Buried (2010) Dir: Rodrigo Cortés

High concept thriller cum horror that is as tense as a 'banjo string' when Jenna Haze is on screen.
The plot: Ryan Reynolds plays Paul Conroy, a truck driver on contract in Iraq to ferry around supplies. We join Paul as he awakens, in perfect darkness, gasping, struggling in the pitchy gloom, managing to ignite a lighter, only to discover he is in a wooden coffin, apparently underground. With no clear idea of how he got there - his last memory is of his convoy being attacked by what he believed to be insurgents - and only his Zippo, a mobile phone with a dwindling battery and an ever decreasing supply of oxygen, can Paul figure a way out of his predicament?
It's a brave move, this, setting an entire, full length feature in just one location: a small box, six feet beneath terra firma.
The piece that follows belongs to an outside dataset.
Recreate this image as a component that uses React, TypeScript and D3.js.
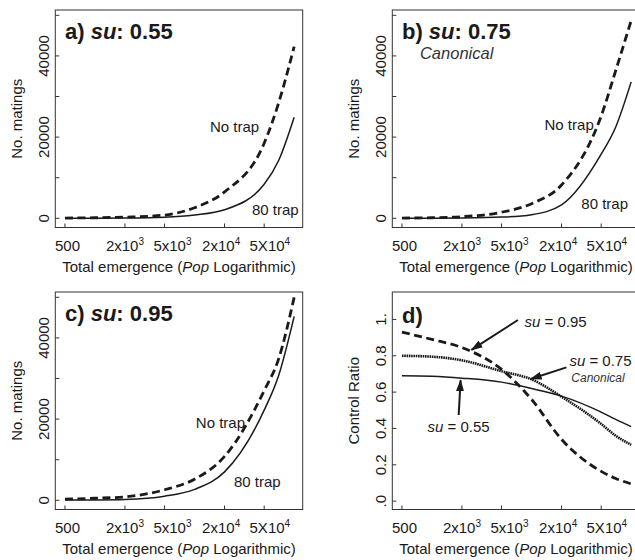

As the movie kicks in, you can't help but wonder how the director and writer are going to sustain the premise for a full hour and half, but manage it they do, which stands as testament to the quality of both.
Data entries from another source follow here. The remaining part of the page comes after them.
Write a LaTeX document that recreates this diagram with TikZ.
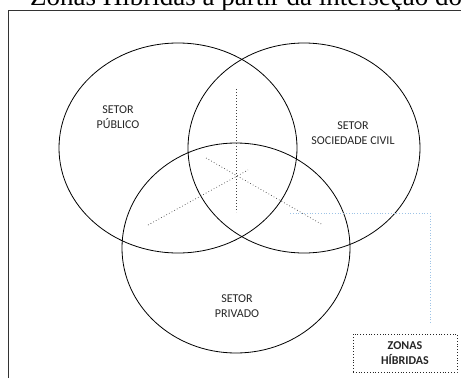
\documentclass[tikz,border=0pt]{standalone}
\usepackage{fontspec}
\setmainfont{Liberation Serif}
\newfontfamily\labelfont{Carlito}
\usetikzlibrary{positioning}
\definecolor{zonablue}{RGB}{157,195,230}
\tikzset{
  setorlabel/.style={font=\labelfont\fontsize{12}{14.5}\selectfont,align=center,text=black!85},
  eixo/.style={black!75,line width=0.7pt,dash pattern=on 0.7pt off 2.3pt},
  hibrida/.style={zonablue,line width=0.8pt,dash pattern=on 0.8pt off 2pt},
}
\begin{document}
\begin{tikzpicture}[x=1pt,y=-1pt]
        \useasboundingbox (0,0) rectangle (461,378);
        %% title and frame
        \node[anchor=base west,inner sep=0pt,font=\fontsize{27}{30}\selectfont] (titulo) at (30,5) {Zonas Híbridas a partir da interseção do};
        \draw[black!80,line width=1pt] (8,378) -- (8,10) -- (461,10);
        %% the three sectors
        \draw[line width=0.8pt] (178,148) ellipse [x radius=119pt, y radius=105pt];
        \draw[line width=0.8pt] (304,148) ellipse [x radius=116pt, y radius=105pt];
        \draw[line width=0.8pt] (236,248) ellipse [x radius=114pt, y radius=105pt];
        \node[setorlabel] (publico) at (118,117) {SETOR\\PÚBLICO};
        \node[setorlabel] (civil) at (353,133) {SETOR\\SOCIEDADE CIVIL};
        \node[setorlabel] (privado) at (237,306) {SETOR\\PRIVADO};
        %% dotted axes through the middle
        \draw[eixo] (236,89) -- (236,212);
        \draw[eixo] (206,158) -- (323,225);
        \draw[eixo] (148,225) -- (248,170);
        %% hybrid zones box
        \node[draw,black!85,line width=0.8pt,dash pattern=on 0.8pt off 2pt,minimum width=104pt,minimum height=38pt,
              font=\labelfont\bfseries\fontsize{12}{15}\selectfont,align=center] (zonas) at (405,353) {ZONAS\\HÍBRIDAS};
        \coordinate (zc) at (290,213);
        \draw[hibrida] (zc) -| ([xshift=25pt,yshift=9pt]zonas.north);
    \end{tikzpicture}
\end{document}
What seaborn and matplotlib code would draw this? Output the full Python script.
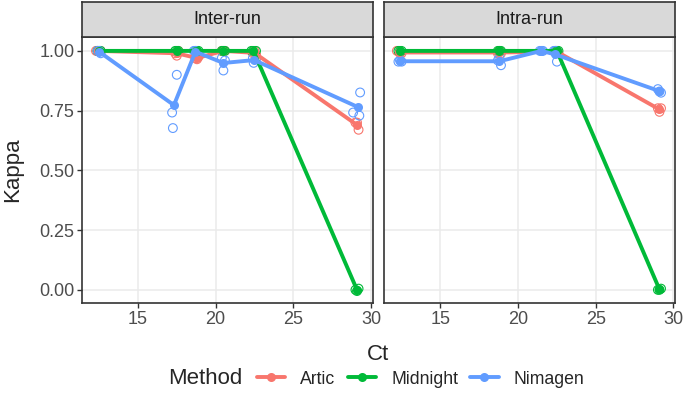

Mention must also be made of Reynolds, a man called upon to give pretty much a solo performance for the entire run time.
Sure, he gets to interact with disembodied voices on the other end of the phone but, essentially, this is a one man show, and he pulls it off with some style.
Interestingly, in the screening I saw, I overheard one fellow viewer claim "There's no plot," which, for my part at least, was spectacularly missing the point. There was lots of plot, lots of stuff happening, but the way it was framed we, as the audience, got to see none of it as we were seeing everything from the point of view of one man.
Ambitious, incredibly fraught and with a viciousness at its heart that just about tips it into horror territory (as opposed to thriller, the area the similarly high concept, single setting Phone Booth occupies) this gets two very firm thumbs jabbed right up there from Smell the Cult HQ.